The powerful, vital folk-lore of guerrilla warfare comes in bits and pieces as we pat the insects off our clothes.

"They use fake rocks as bombs now. We've found half a mobile phone in one of them - both sides use the same method. You set the thing up, take position and dial the number - BANG!" Walking slowly past a field of unexploded cluster bombs, I remember the Hamas bomber in Gaza who was assassinated by the Israelis. He picked up his mobile phone when it rang - and it blew most of his head off.

Far below us, I catch glimpses of pale green pools shaded by fir trees as the Litani froths through the gorge. We pad through the long grass to a palisade of sandbags smothered in cement, perched on a precipice of rock.
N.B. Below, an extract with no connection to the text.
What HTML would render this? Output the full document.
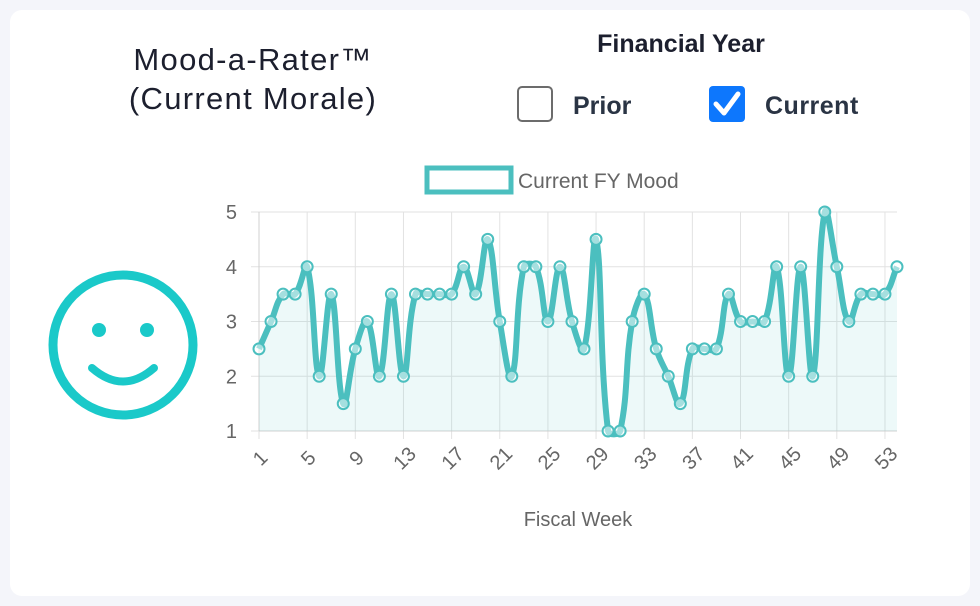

All around us on the mountain-tops are more grey forts, all manned by the Israelis or their militia allies, all waiting for an attack. More than 75 per cent of the Israeli stockades are built underground. Their artillery is fired automatically by their troglodyte defenders. Only we live on the surface of the earth, watching the insect-swarming trails.

Last year, a Norwegian night patrol was fired on by an Israeli tank just round the corner of the gorge. One of the Norwegians was hit by a fleshette shell - an artillery round containing 8,000 steel-tipped darts - and fell almost 100 feet down the mountain-side where he lay, firing 20 bullets into the air from his rifle to show his comrades he was still alive. By the time they reached him, he had bled to death.
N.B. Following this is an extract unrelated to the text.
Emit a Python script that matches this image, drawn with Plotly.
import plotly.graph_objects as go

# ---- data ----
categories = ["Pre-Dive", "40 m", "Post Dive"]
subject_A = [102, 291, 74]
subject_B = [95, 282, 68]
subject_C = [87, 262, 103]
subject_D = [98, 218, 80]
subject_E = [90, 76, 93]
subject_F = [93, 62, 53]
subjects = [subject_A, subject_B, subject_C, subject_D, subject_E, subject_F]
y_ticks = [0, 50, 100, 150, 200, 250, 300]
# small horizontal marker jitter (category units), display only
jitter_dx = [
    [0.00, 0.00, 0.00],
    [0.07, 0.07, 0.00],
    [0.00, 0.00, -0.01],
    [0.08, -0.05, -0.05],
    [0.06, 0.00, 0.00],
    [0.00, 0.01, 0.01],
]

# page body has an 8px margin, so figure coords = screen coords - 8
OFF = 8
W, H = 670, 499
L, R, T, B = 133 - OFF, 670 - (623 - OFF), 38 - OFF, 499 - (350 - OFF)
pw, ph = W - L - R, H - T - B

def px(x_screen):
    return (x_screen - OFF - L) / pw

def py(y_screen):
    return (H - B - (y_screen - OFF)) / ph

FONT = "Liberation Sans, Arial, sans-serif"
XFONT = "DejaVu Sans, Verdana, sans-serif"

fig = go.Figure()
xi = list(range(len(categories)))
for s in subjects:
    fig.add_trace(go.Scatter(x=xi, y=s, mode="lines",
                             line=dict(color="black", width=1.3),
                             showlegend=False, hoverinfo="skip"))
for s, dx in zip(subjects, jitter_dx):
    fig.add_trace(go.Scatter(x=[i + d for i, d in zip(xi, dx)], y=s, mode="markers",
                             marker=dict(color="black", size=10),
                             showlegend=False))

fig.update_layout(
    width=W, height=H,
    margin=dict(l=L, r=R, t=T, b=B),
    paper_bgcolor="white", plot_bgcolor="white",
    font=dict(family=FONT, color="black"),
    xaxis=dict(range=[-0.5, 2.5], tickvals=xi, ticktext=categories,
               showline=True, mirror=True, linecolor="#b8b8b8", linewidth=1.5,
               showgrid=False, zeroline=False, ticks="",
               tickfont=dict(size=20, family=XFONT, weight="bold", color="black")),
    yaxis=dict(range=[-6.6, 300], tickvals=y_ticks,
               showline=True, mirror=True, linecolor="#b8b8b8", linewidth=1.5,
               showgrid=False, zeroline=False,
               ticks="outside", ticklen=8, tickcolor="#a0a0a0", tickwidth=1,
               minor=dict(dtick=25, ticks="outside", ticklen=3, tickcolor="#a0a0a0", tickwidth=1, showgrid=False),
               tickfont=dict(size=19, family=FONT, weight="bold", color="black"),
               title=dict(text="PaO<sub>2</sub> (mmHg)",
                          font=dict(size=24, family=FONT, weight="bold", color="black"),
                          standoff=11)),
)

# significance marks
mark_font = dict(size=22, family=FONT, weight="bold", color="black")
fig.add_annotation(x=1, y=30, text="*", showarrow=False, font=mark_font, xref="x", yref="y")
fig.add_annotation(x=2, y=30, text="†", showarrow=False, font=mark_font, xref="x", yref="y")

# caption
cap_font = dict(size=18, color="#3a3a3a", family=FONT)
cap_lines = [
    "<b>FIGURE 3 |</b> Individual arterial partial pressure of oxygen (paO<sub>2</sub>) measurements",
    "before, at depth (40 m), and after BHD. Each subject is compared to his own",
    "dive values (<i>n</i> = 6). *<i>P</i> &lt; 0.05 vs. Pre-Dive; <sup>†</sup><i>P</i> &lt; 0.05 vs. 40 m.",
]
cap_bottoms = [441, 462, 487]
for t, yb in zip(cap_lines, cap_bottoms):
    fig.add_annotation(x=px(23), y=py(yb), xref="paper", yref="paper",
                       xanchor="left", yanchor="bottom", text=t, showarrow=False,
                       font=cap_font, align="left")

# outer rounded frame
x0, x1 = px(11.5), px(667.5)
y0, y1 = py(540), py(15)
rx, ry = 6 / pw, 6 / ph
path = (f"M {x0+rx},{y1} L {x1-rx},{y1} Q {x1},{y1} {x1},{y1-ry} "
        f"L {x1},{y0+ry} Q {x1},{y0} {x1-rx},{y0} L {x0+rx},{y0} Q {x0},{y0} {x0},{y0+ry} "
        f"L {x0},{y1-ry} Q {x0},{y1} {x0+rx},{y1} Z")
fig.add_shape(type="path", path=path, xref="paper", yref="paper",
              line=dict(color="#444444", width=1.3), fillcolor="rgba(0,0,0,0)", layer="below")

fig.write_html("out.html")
Sims has not forgotten the incident. The heat is suffocating but he practises for an ambush, kneeling to fire across the Litani then running as Nikolaisen and Haagenstad and Schanke fire their rifles at the same distant rock, the bullets cracking over the gorge and re-echoing down the valley. For 19 years, I reflect, the Norwegians have been patrolling this terrain and guarding their acres of UN turf, for most of the time deep within Israel's occupation zone. And to what end? They have prevented the Israelis building artillery batteries inside the UN zone - but the Israelis have littered the valleys around it with their gun pits. They have, sometimes, forced the Hizbollah to turn back. They have given some measure of protection to the Christian and Druze villagers who fear both Hizbollah's brutal intrusions and the equally brutal attentions of Israel's Shin Bet secret police.

But of course, they have not stopped the war. And as if to prove it, Sims turns to me and says: "You'll come with us on the night patrol - that's when it's serious."

Netanyahu warns over rocket attacks

Jerusalem, (Reuter) - Pro-Iranian Hizbollah fighters in Lebanon rained scores of Katyusha rockets on northern Israel yesterday prompting a threat from Benjamin Netanyahu of a tough Israeli response.

"If there is no quiet on the Israeli side of the border there will not be quiet on the Lebanon side," the Prime Minister said while standing in a rocket-damaged house in Kiryat Shmona. A man was wounded in rocket attacks on the town and other parts of Israel's northern Galilee.